Task prompt:
Drop every picture, then transcribe the remaining data exactly.

Data extract:
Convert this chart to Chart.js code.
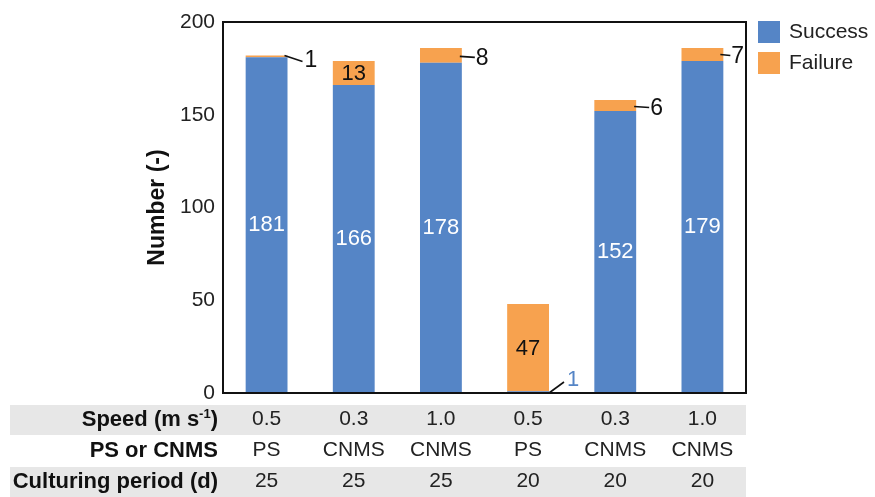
<!DOCTYPE html>
<html><head><meta charset="utf-8">
<script src="https://cdn.jsdelivr.net/npm/chart.js@4.4.1/dist/chart.umd.min.js"></script>
<style>html,body{margin:0;padding:0;background:#fff}canvas{display:block}</style>
</head><body>
<canvas id="c" width="875" height="497"></canvas>
<script>
// ---- data ----
const speeds = ['0.5', '0.3', '1.0', '0.5', '0.3', '1.0'];
const materials = ['PS', 'CNMS', 'CNMS', 'PS', 'CNMS', 'CNMS'];
const periods = ['25', '25', '25', '20', '20', '20'];
const success = [181, 166, 178, 1, 152, 179];
const failure = [1, 13, 8, 47, 6, 7];
const yTicks = [0, 50, 100, 150, 200];
const rowTitles = ['Speed (m s', 'PS or CNMS', 'Culturing period (d)'];
const seriesNames = ['Success', 'Failure'];

// ---- style ----
const BLUE = '#5585c6';
const ORANGE = '#f7a24f';
const FONT = "'Liberation Sans', Arial, sans-serif";
// label placement: 'in' = centered inside segment; 'diag' / 'side' / 'tight' = outside with leader line; 'low' = outside at base
const successPlace = ['in', 'in', 'in', 'low', 'in', 'in'];
const failurePlace = ['diag', 'in', 'side', 'in', 'side', 'tight'];

const categories = speeds.map((s, i) => [s, materials[i], periods[i]]);

function txt(ctx, t, x, y, color, size, align, weight) {
  ctx.font = (weight || 'normal') + ' ' + size + 'px ' + FONT;
  ctx.fillStyle = color;
  ctx.textAlign = align || 'center';
  ctx.textBaseline = 'middle';
  ctx.fillText(t, x, y);
}
function line(ctx, x1, y1, x2, y2) {
  ctx.beginPath(); ctx.moveTo(x1, y1); ctx.lineTo(x2, y2);
  ctx.strokeStyle = '#111'; ctx.lineWidth = 1.6; ctx.stroke();
}

const deco = {
  id: 'deco',
  beforeDraw(chart) {
    const ctx = chart.ctx, a = chart.chartArea, xs = chart.scales.x;
    ctx.save();
    ctx.fillStyle = '#fff';
    ctx.fillRect(0, 0, chart.width, chart.height);
    ctx.fillStyle = '#e7e7e7';
    const r0 = xs.top + 12;
    ctx.fillRect(10, r0, a.right - 10, 30);
    ctx.fillRect(10, r0 + 62, a.right - 10, 31);
    ctx.restore();
  },
  afterDatasetsDraw(chart) {
    const ctx = chart.ctx;
    const m0 = chart.getDatasetMeta(0).data, m1 = chart.getDatasetMeta(1).data;
    ctx.save();
    for (let i = 0; i < categories.length; i++) {
      const s = m0[i], f = m1[i];
      const hw = s.width / 2;
      const right = s.x + hw;
      if (successPlace[i] === 'in') {
        txt(ctx, String(success[i]), s.x, (s.y + s.base) / 2, '#ffffff', 22);
      } else {
        line(ctx, right, s.base, right + 15, s.base - 11);
        txt(ctx, String(success[i]), right + 18, s.base - 13, BLUE, 22, 'left');
      }
      const fc = (f.y + f.base) / 2;
      const p = failurePlace[i];
      if (p === 'in') {
        txt(ctx, String(failure[i]), f.x, fc + 1, '#111', 22);
      } else if (p === 'diag') {
        line(ctx, right - 3, f.y, right + 15, f.y + 6);
        txt(ctx, String(failure[i]), right + 17, f.y + 5, '#111', 23, 'left');
      } else if (p === 'side') {
        line(ctx, right - 2, fc + 1, right + 13, fc + 2);
        txt(ctx, String(failure[i]), right + 14, fc + 3, '#111', 23, 'left');
      } else {
        line(ctx, right - 3, fc, right + 7, fc + 1);
        txt(ctx, String(failure[i]), right + 8, fc + 2, '#111', 23, 'left');
      }
    }
    ctx.restore();
  },
  afterDraw(chart) {
    const ctx = chart.ctx, a = chart.chartArea, xs = chart.scales.x;
    ctx.save();
    // frame
    ctx.strokeStyle = '#111'; ctx.lineWidth = 2;
    ctx.strokeRect(a.left, a.top, a.right - a.left, a.bottom - a.top);
    // legend
    const ds = chart.data.datasets;
    ds.forEach((d, k) => {
      const y = a.top - 1 + k * 31;
      ctx.fillStyle = d.backgroundColor;
      ctx.fillRect(a.right + 12, y, 22, 22);
      txt(ctx, d.label, a.right + 43, y + 11, '#222', 21, 'left');
    });
    // row titles
    const rx = a.left - 5;
    const r0 = xs.top + 27;
    ctx.font = 'bold 22px ' + FONT;
    const closeW = ctx.measureText(')').width;
    txt(ctx, ')', rx, r0, '#111', 22, 'right', 'bold');
    ctx.font = 'bold 13px ' + FONT;
    const supW = ctx.measureText('-1').width;
    txt(ctx, '-1', rx - closeW, r0 - 6, '#111', 13, 'right', 'bold');
    txt(ctx, rowTitles[0], rx - closeW - supW, r0, '#111', 22, 'right', 'bold');
    txt(ctx, rowTitles[1], rx, r0 + 31, '#111', 22, 'right', 'bold');
    txt(ctx, rowTitles[2], rx, r0 + 62, '#111', 22, 'right', 'bold');
    ctx.restore();
  }
};

new Chart(document.getElementById('c'), {
  type: 'bar',
  data: {
    labels: categories,
    datasets: [
      { label: seriesNames[0], data: success, backgroundColor: BLUE, barPercentage: 0.48, categoryPercentage: 1.0 },
      { label: seriesNames[1], data: failure, backgroundColor: ORANGE, barPercentage: 0.48, categoryPercentage: 1.0 }
    ]
  },
  options: {
    responsive: false,
    animation: false,
    layout: { padding: { left: 140, right: 129, top: 22, bottom: 0 } },
    plugins: { legend: { display: false }, tooltip: { enabled: false } },
    scales: {
      x: {
        stacked: true,
        grid: { display: false, drawTicks: false },
        border: { display: false },
        ticks: { color: '#222', font: { family: FONT, size: 21, lineHeight: '31px' }, padding: 11, maxRotation: 0, autoSkip: false },
        afterFit(s) { s.height = 104; }
      },
      y: {
        stacked: true,
        min: 0, max: 200,
        afterBuildTicks(s) { s.ticks = yTicks.map(v => ({ value: v })); },
        grid: { display: false, drawTicks: false },
        border: { display: false },
        ticks: { color: '#222', font: { family: FONT, size: 21 }, padding: 8 },
        title: { display: true, text: 'Number (-)', color: '#111', font: { family: FONT, size: 23, weight: 'bold' }, padding: { top: 4, bottom: 4 } },
        afterFit(s) { s.width = 83; }
      }
    }
  },
  plugins: [deco]
});
</script>
</body></html>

Exercise answer:
Convert this chart to Chart.js code.
<!DOCTYPE html>
<html><head><meta charset="utf-8">
<script src="https://cdn.jsdelivr.net/npm/chart.js@4.4.1/dist/chart.umd.min.js"></script>
<style>html,body{margin:0;padding:0;background:#fff}canvas{display:block}</style>
</head><body>
<canvas id="c" width="875" height="497"></canvas>
<script>
// ---- data ----
const speeds = ['0.5', '0.3', '1.0', '0.5', '0.3', '1.0'];
const materials = ['PS', 'CNMS', 'CNMS', 'PS', 'CNMS', 'CNMS'];
const periods = ['25', '25', '25', '20', '20', '20'];
const success = [181, 166, 178, 1, 152, 179];
const failure = [1, 13, 8, 47, 6, 7];
const yTicks = [0, 50, 100, 150, 200];
const rowTitles = ['Speed (m s', 'PS or CNMS', 'Culturing period (d)'];
const seriesNames = ['Success', 'Failure'];

// ---- style ----
const BLUE = '#5585c6';
const ORANGE = '#f7a24f';
const FONT = "'Liberation Sans', Arial, sans-serif";
// label placement: 'in' = centered inside segment; 'diag' / 'side' / 'tight' = outside with leader line; 'low' = outside at base
const successPlace = ['in', 'in', 'in', 'low', 'in', 'in'];
const failurePlace = ['diag', 'in', 'side', 'in', 'side', 'tight'];

const categories = speeds.map((s, i) => [s, materials[i], periods[i]]);

function txt(ctx, t, x, y, color, size, align, weight) {
  ctx.font = (weight || 'normal') + ' ' + size + 'px ' + FONT;
  ctx.fillStyle = color;
  ctx.textAlign = align || 'center';
  ctx.textBaseline = 'middle';
  ctx.fillText(t, x, y);
}
function line(ctx, x1, y1, x2, y2) {
  ctx.beginPath(); ctx.moveTo(x1, y1); ctx.lineTo(x2, y2);
  ctx.strokeStyle = '#111'; ctx.lineWidth = 1.6; ctx.stroke();
}

const deco = {
  id: 'deco',
  beforeDraw(chart) {
    const ctx = chart.ctx, a = chart.chartArea, xs = chart.scales.x;
    ctx.save();
    ctx.fillStyle = '#fff';
    ctx.fillRect(0, 0, chart.width, chart.height);
    ctx.fillStyle = '#e7e7e7';
    const r0 = xs.top + 12;
    ctx.fillRect(10, r0, a.right - 10, 30);
    ctx.fillRect(10, r0 + 62, a.right - 10, 31);
    ctx.restore();
  },
  afterDatasetsDraw(chart) {
    const ctx = chart.ctx;
    const m0 = chart.getDatasetMeta(0).data, m1 = chart.getDatasetMeta(1).data;
    ctx.save();
    for (let i = 0; i < categories.length; i++) {
      const s = m0[i], f = m1[i];
      const hw = s.width / 2;
      const right = s.x + hw;
      if (successPlace[i] === 'in') {
        txt(ctx, String(success[i]), s.x, (s.y + s.base) / 2, '#ffffff', 22);
      } else {
        line(ctx, right, s.base, right + 15, s.base - 11);
        txt(ctx, String(success[i]), right + 18, s.base - 13, BLUE, 22, 'left');
      }
      const fc = (f.y + f.base) / 2;
      const p = failurePlace[i];
      if (p === 'in') {
        txt(ctx, String(failure[i]), f.x, fc + 1, '#111', 22);
      } else if (p === 'diag') {
        line(ctx, right - 3, f.y, right + 15, f.y + 6);
        txt(ctx, String(failure[i]), right + 17, f.y + 5, '#111', 23, 'left');
      } else if (p === 'side') {
        line(ctx, right - 2, fc + 1, right + 13, fc + 2);
        txt(ctx, String(failure[i]), right + 14, fc + 3, '#111', 23, 'left');
      } else {
        line(ctx, right - 3, fc, right + 7, fc + 1);
        txt(ctx, String(failure[i]), right + 8, fc + 2, '#111', 23, 'left');
      }
    }
    ctx.restore();
  },
  afterDraw(chart) {
    const ctx = chart.ctx, a = chart.chartArea, xs = chart.scales.x;
    ctx.save();
    // frame
    ctx.strokeStyle = '#111'; ctx.lineWidth = 2;
    ctx.strokeRect(a.left, a.top, a.right - a.left, a.bottom - a.top);
    // legend
    const ds = chart.data.datasets;
    ds.forEach((d, k) => {
      const y = a.top - 1 + k * 31;
      ctx.fillStyle = d.backgroundColor;
      ctx.fillRect(a.right + 12, y, 22, 22);
      txt(ctx, d.label, a.right + 43, y + 11, '#222', 21, 'left');
    });
    // row titles
    const rx = a.left - 5;
    const r0 = xs.top + 27;
    ctx.font = 'bold 22px ' + FONT;
    const closeW = ctx.measureText(')').width;
    txt(ctx, ')', rx, r0, '#111', 22, 'right', 'bold');
    ctx.font = 'bold 13px ' + FONT;
    const supW = ctx.measureText('-1').width;
    txt(ctx, '-1', rx - closeW, r0 - 6, '#111', 13, 'right', 'bold');
    txt(ctx, rowTitles[0], rx - closeW - supW, r0, '#111', 22, 'right', 'bold');
    txt(ctx, rowTitles[1], rx, r0 + 31, '#111', 22, 'right', 'bold');
    txt(ctx, rowTitles[2], rx, r0 + 62, '#111', 22, 'right', 'bold');
    ctx.restore();
  }
};

new Chart(document.getElementById('c'), {
  type: 'bar',
  data: {
    labels: categories,
    datasets: [
      { label: seriesNames[0], data: success, backgroundColor: BLUE, barPercentage: 0.48, categoryPercentage: 1.0 },
      { label: seriesNames[1], data: failure, backgroundColor: ORANGE, barPercentage: 0.48, categoryPercentage: 1.0 }
    ]
  },
  options: {
    responsive: false,
    animation: false,
    layout: { padding: { left: 140, right: 129, top: 22, bottom: 0 } },
    plugins: { legend: { display: false }, tooltip: { enabled: false } },
    scales: {
      x: {
        stacked: true,
        grid: { display: false, drawTicks: false },
        border: { display: false },
        ticks: { color: '#222', font: { family: FONT, size: 21, lineHeight: '31px' }, padding: 11, maxRotation: 0, autoSkip: false },
        afterFit(s) { s.height = 104; }
      },
      y: {
        stacked: true,
        min: 0, max: 200,
        afterBuildTicks(s) { s.ticks = yTicks.map(v => ({ value: v })); },
        grid: { display: false, drawTicks: false },
        border: { display: false },
        ticks: { color: '#222', font: { family: FONT, size: 21 }, padding: 8 },
        title: { display: true, text: 'Number (-)', color: '#111', font: { family: FONT, size: 23, weight: 'bold' }, padding: { top: 4, bottom: 4 } },
        afterFit(s) { s.width = 83; }
      }
    }
  },
  plugins: [deco]
});
</script>
</body></html>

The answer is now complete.